‘Tucker on Twitter’ Episode 2 Drops, Raises Concerns About Changing Social Norms and ‘Taboos’ in America (Watch Full Video)

Tucker Carlson, arguably now the most popular American political personality, spoke about the drastic shifts in American societal taboos and norms in the second episode of his “Tucker on Twitter” series.

Carlson asserted that these changes are not happening organically, suggesting that the government and big corporations are controlling the narrative.

He began the episode by exploring the concept of societal taboos, defining them as “something that by popular consensus is not allowed.”

He highlighted the rapidly shifting American taboos, including attitudes towards race, marital fidelity, wealth flaunting, and child molestation.

In the realm of racial matters, Carlson noted, “Recently, for example, it was taboo in this country to attack people on the basis of their race… Punishing people based on their skin color is not only permitted in modern America, it is mandatory throughout business and government and higher education, as long as the victims are white.”

This statement reflects his concern over the shifting racial discourse.

Regarding political leaders’ behavior, he pointed out that previously considered disqualifying acts, like adultery, are no longer a barrier to high office.

He asserted, “By 2008, it was obvious to anybody who was paying attention that Barack Obama had a strange and highly creepy personal life, yet nobody ever asked him about it.”

He also pointed out the controversial topic of child molestation, noting the changing societal perceptions over the past decades.

He used the example of the Kyle Rittenhouse case, where Rittenhouse was charged with shooting a convicted child molester, Joseph Rosenbaum, in self-defense.

Yet, Carlson claims, Rosenbaum was painted as the victim.

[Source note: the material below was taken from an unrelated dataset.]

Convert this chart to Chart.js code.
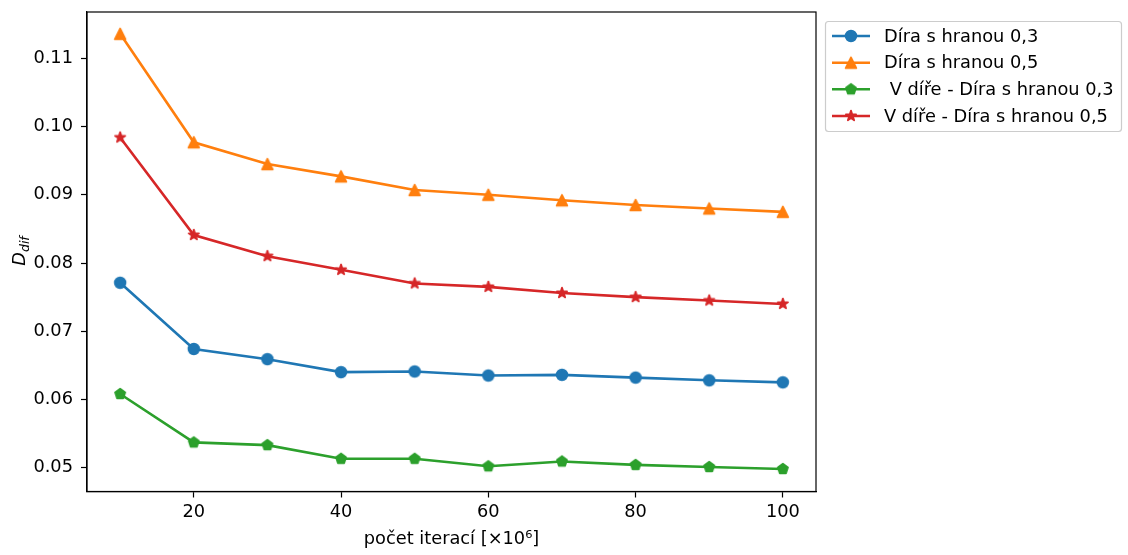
<!DOCTYPE html>
<html>
<head>
<meta charset="utf-8">
<script src="https://cdn.jsdelivr.net/npm/chart.js@4.4.1/dist/chart.umd.min.js"></script>
<style>
  html, body { margin: 0; padding: 0; background: #fff; }
</style>
</head>
<body>
<canvas id="myChart" width="1128" height="555"></canvas>
<script>
// values
const iterations = [10, 20, 30, 40, 50, 60, 70, 80, 90, 100];
const dira03 = [0.0771, 0.0674, 0.0659, 0.0640, 0.0641, 0.0635, 0.0636, 0.0632, 0.0628, 0.0625];
const dira05 = [0.1136, 0.0977, 0.0945, 0.0927, 0.0907, 0.0900, 0.0892, 0.0885, 0.0880, 0.0875];
const vDire03 = [0.0608, 0.0537, 0.0533, 0.0513, 0.0513, 0.0502, 0.0509, 0.0504, 0.0501, 0.0498];
const vDire05 = [0.0984, 0.0841, 0.0810, 0.0790, 0.0770, 0.0765, 0.0756, 0.0750, 0.0745, 0.0740];
const seriesLabels = ["Díra s hranou 0,3", "Díra s hranou 0,5", " V díře - Díra s hranou 0,3", "V díře - Díra s hranou 0,5"];
const xTitle = "počet iterací [×10⁶]";

const FONT = "'DejaVu Sans', 'Liberation Sans', sans-serif";
const FS = 17.8;

// matplotlib-like markers drawn on small canvases
const makeMarker = (shape, color) => {
  const size = 20;
  const r = 5.35;
  const c = document.createElement("canvas");
  c.width = size;
  c.height = size;
  const ctx = c.getContext("2d");
  const cx = size / 2, cy = size / 2;
  ctx.beginPath();
  if (shape === "circle") {
    ctx.arc(cx, cy, r, 0, Math.PI * 2);
  } else if (shape === "triangle") {
    ctx.moveTo(cx, cy - r);
    ctx.lineTo(cx - r, cy + r);
    ctx.lineTo(cx + r, cy + r);
  } else if (shape === "pentagon") {
    for (let i = 0; i < 5; i++) {
      const a = -Math.PI / 2 + i * 2 * Math.PI / 5;
      ctx.lineTo(cx + r * Math.cos(a), cy + r * Math.sin(a));
    }
  } else if (shape === "star") {
    for (let i = 0; i < 10; i++) {
      const a = -Math.PI / 2 + i * Math.PI / 5;
      const rr = i % 2 === 0 ? r : r * 0.381966;
      ctx.lineTo(cx + rr * Math.cos(a), cy + rr * Math.sin(a));
    }
  }
  ctx.closePath();
  ctx.fillStyle = color;
  ctx.fill();
  ctx.lineWidth = 1.78;
  ctx.lineJoin = "round";
  ctx.strokeStyle = color;
  ctx.stroke();
  return c;
};

const colors = ["#1f77b4", "#ff7f0e", "#2ca02c", "#d62728"];
const shapes = ["circle", "triangle", "pentagon", "star"];
const markers = colors.map((col, i) => makeMarker(shapes[i], col));
const seriesValues = [dira03, dira05, vDire03, vDire05];

const datasets = seriesValues.map((vals, i) => ({
  label: seriesLabels[i],
  data: vals.map((v, k) => ({ x: iterations[k], y: v })),
  borderColor: colors[i],
  backgroundColor: colors[i],
  borderWidth: 2.6,
  pointStyle: markers[i],
  pointRadius: 5,
  order: 4 - i,
}));

// top/right spines, legend box and the D_dif label
const decorations = {
  id: "decorations",
  afterDraw(chart) {
    const { ctx, chartArea } = chart;
    ctx.save();
    ctx.strokeStyle = "#000";
    ctx.lineWidth = 1.2;
    ctx.strokeRect(chartArea.left, chartArea.top, chartArea.right - chartArea.left, chartArea.bottom - chartArea.top);

    // legend
    const bx = 825.5, by = 21.5, bw = 296, bh = 110, rad = 3;
    ctx.beginPath();
    ctx.roundRect(bx, by, bw, bh, rad);
    ctx.fillStyle = "rgba(255,255,255,0.8)";
    ctx.fill();
    ctx.strokeStyle = "#cccccc";
    ctx.lineWidth = 1.2;
    ctx.stroke();
    const rows = [36, 62.7, 89.3, 116];
    ctx.font = FS + "px " + FONT;
    ctx.textBaseline = "middle";
    ctx.textAlign = "left";
    seriesLabels.forEach((lab, i) => {
      const y = rows[i];
      ctx.beginPath();
      ctx.moveTo(832, y);
      ctx.lineTo(870, y);
      ctx.strokeStyle = colors[i];
      ctx.lineWidth = 2.6;
      ctx.stroke();
      const m = markers[i];
      ctx.drawImage(m, 851 - m.width / 2, y - m.height / 2);
      ctx.fillStyle = "#000";
      ctx.fillText(lab, 884, y + 1);
    });

    // y title: D with subscript dif
    ctx.translate(25, 251);
    ctx.rotate(-Math.PI / 2);
    ctx.fillStyle = "#000";
    ctx.textBaseline = "alphabetic";
    ctx.font = "italic " + FS + "px " + FONT;
    const wD = ctx.measureText("D").width;
    ctx.font = "italic 12.5px " + FONT;
    const wS = ctx.measureText("dif").width;
    const start = -(wD + wS) / 2;
    ctx.font = "italic " + FS + "px " + FONT;
    ctx.fillText("D", start, 0);
    ctx.font = "italic 12.5px " + FONT;
    ctx.fillText("dif", start + wD, 3.8);
    ctx.restore();
  },
};

Chart.defaults.font.family = FONT;
Chart.defaults.font.size = FS;
Chart.defaults.color = "#000";

const config = {
  type: "line",
  data: { datasets: datasets },
  options: {
    responsive: false,
    animation: false,
    events: [],
    layout: { padding: { left: 0, top: 12, right: 312, bottom: 0 } },
    plugins: {
      legend: { display: false },
      tooltip: { enabled: false },
    },
    scales: {
      x: {
        type: "linear",
        min: 5.5,
        max: 104.5,
        grid: { drawOnChartArea: false, drawTicks: true, tickLength: 6, tickColor: "#000", tickWidth: 1.2 },
        border: { display: true, color: "#000", width: 1.2 },
        ticks: { stepSize: 20, includeBounds: false, padding: 4, maxRotation: 0, color: "#000" },
        title: { display: true, text: xTitle, color: "#000", padding: { top: 2, bottom: 5 } },
        afterFit: (s) => { s.height = 63.5; s.paddingLeft = 0; s.paddingRight = 0; },
      },
      y: {
        type: "linear",
        min: 0.0465,
        max: 0.1168,
        grid: { drawOnChartArea: false, drawTicks: true, tickLength: 6, tickColor: "#000", tickWidth: 1.2 },
        border: { display: true, color: "#000", width: 1.2 },
        ticks: {
          stepSize: 0.01,
          includeBounds: false,
          padding: 8,
          color: "#000",
          callback: (v) => v.toFixed(2),
        },
        afterFit: (s) => { s.width = 87; s.paddingTop = 0; s.paddingBottom = 0; },
      },
    },
  },
  plugins: [decorations],
};

window.onload = () => {
  new Chart(document.getElementById("myChart"), config);
};
</script>
</body>
</html>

Another concern raised by Carlson is the role of large corporations like Instagram, which according to him, are allegedly promoting pedophilia.

He quoted a Wall Street Journal report stating that Instagram “helps connect and promote a vast network of accounts openly devoted to the commission and purchase of underage sex content.”

Yet, he laments, no significant action has been taken by authorities.

Turning his attention to the term “white supremacy,” Carlson questioned its definition and the threat it supposedly poses, as portrayed by the Biden administration.

He argued, “Can anyone in authority actually define white supremacy? What is it?… When the President of the United States describes something as the worst possible crime Americans can commit, you have a right to know what that crime is.”

Throughout the episode, Carlson emphasized the importance of recognizing and preserving societal taboos, asserting that “they derive from collective experience and instinct, the two most reliable guides to life.”

He ended his discourse with a call to action, “Cling to your taboos, like your life depends on them because it does.”

As Carlson continues to voice his concerns and raise questions on these shifting societal norms, one thing is clear: his series is bound to stimulate more discussions and debates in the American political sphere.